March 04, 1986|HILLIARD HARPER | San Diego County Arts Writer

In addition to pleas for cash to stave off bankruptcy, San Diego Symphony President M.B. (Det) Merryman said Monday that the orchestra has asked the city and business community to provide it with financial expertise.

Merryman said he would like the city auditor, city manager and members of the San Diego Chamber of Commerce to become members of the symphony's financial committee, which oversees its budget and financial planning.

Also Monday, San Diego acting Mayor Ed Struiksma said that 200 business leaders will be invited to a fund-raising breakfast Wednesday to help stave off imminent bankruptcy for the San Diego Symphony. Struiksma said plans for the fund-raiser were hammered out over the weekend in meetings with City Manager Sylvester Murray and members of the Chamber of Commerce and symphony board.

Struiksma said the 200 key business leaders, whose names were taken from the chamber's mailing list, were to receive Mailgrams Monday afternoon inviting them to attend a 7:30 a.m. breakfast Wednesday at the Westgate Hotel. Although the fund-raiser has no dollar goal, Struiksma said he was "confident that the meeting will generate a substantial amount of money."

"We all feel that the way to look at (the symphony's financial crisis) is to solve it through the private sector," Struiksma said.

Last week, the 76-year-old orchestra announced that it could no longer continue operations unless it could eliminate its debt, which is expected to grow to $2 million by the end of its season in September. The symphony has stopped paying all bills, including its payroll, and launched a crash fund-raising campaign. Should it fail to reach its goal, the orchestra will file for bankruptcy Monday and shut down.

If the orchestra can raise $1.5 million by then, another patron has promised to donate $500,000.

Since last week, community response to the symphony's plight has generated $421,000 in cash and pledges, a symphony spokeswoman said Monday.

The largest donation came from a Beverly Hills dowager, Muriel Gluck, who gave $250,000. Gluck maintains a house in San Diego near Balboa Park and has long supported the San Diego Museum of Art.

The amount raised to date also includes $27,660 donated by concertgoers at the symphony's three weekend performances. The Abbey Restaurant, 2825 5th Ave., responded with a $6,000 donation Friday, and a 2 1/2-hour "radiothon" on KFSD-FM brought in $62,000.
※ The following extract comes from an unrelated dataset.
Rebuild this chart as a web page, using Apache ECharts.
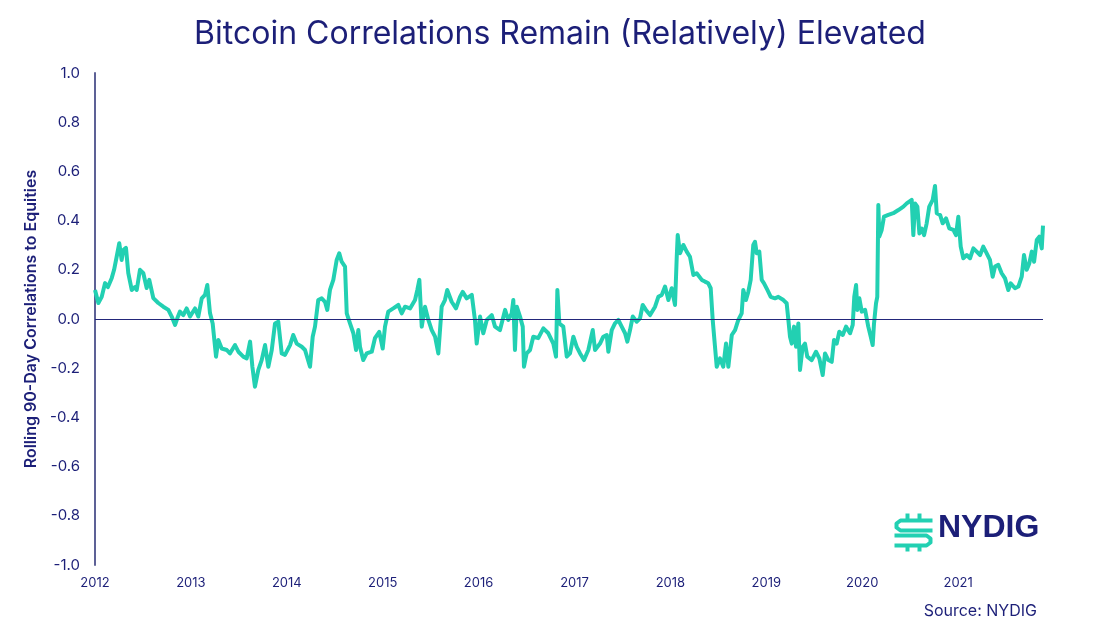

While Struiksma was announcing the special fund-raiser Monday, some symphony players were busy looking for money elsewhere. A group set up their instruments in the lobby of the Imperial Bank Tower, on B Street across from Symphony Hall, and the woodwind quintet raised $800 in donations from office workers.

Today, a quartet will play in the lobby of the Westgate Hotel between 5 and 7 p.m.

"The orchestra members are rising to the occasion across the board, in attitude and eagerness to participate in ways that can help get us through this crisis," said Nancy Hafner, symphony spokeswoman. "They're certainly remarkable, to a person."

In addition to the fund-raising breakfast, a group of single professionals will hold an open house benefit from 6 to 10 p.m. Wednesday at Symphony Hall. Admission is $15. Also on Wednesday, KUSI-TV (Channel 51) will hold a telethon from 8 to 10 p.m.

As time ticks on, orchestra board members live with the fact that Sunday's concert may be the symphony's last. Even though all the musicians are working without pay, the orchestra will give four concerts featuring a special all-Beethoven program this week.